Unfortunately, I didn't quite have the full groups picture. When I logged in using my AD credentials, I didn't have any of the expected mapped-privileges. I remembered that I'd explicitly emptied the userids from the group entries I'd added to my /etc/group file (I'd actually sed'ed the getents to do it ...can't remembery why, at this point - probably just anticipating the issue of not including userids in the /etc/group file entries). So, I logged out of the Java UI and reran my getent's - this time leaving the userids in place. I logged back into the Java UI and this time I had my mapped privileges. Eureka.
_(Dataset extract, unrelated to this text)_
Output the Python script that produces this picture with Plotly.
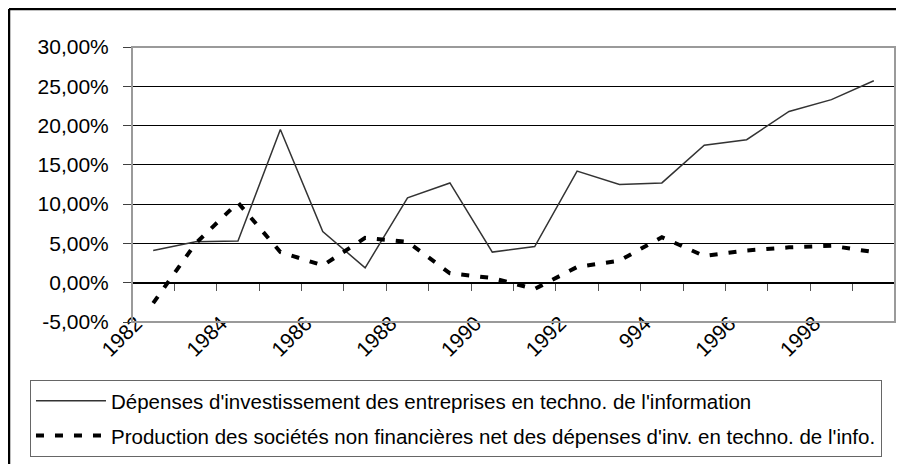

Still I wasn't quite done. I knew that, if I was going to roll this solution into production, I'd have to cron-out a job to keep the getent file up-to date with the changing AD group memberships. I noticed, while nuking my group entry out of getent, that only my userid was on the group line and not every member of the group. Ultimately, tracked it down to LikeWise not doing full group enumeration by default. So, I was going to have to force LikeWise to enumerate the group's membership before running my getent's.

I proceded to dig around in /opt/likewise/bin for likely candidates for forcing the enumeration. After trying several lw*group* commands, I found that doing a `lw-find-group-by-name [ADGROUP]` did the trick. Once that was run, my getent's produced fully-populated entries in my /etc/group file. I was then able to map rights to various AD groups and wrote a cron script to take care keeping my /etc/group file in sync with Active Directory.

In other words, I was able to get NBAC to work with Active Directory in an all RedHat environment and no need to set up a Windows server just to be an authentication broker. Overall, I was able to create a much lighter-weight, portable solution.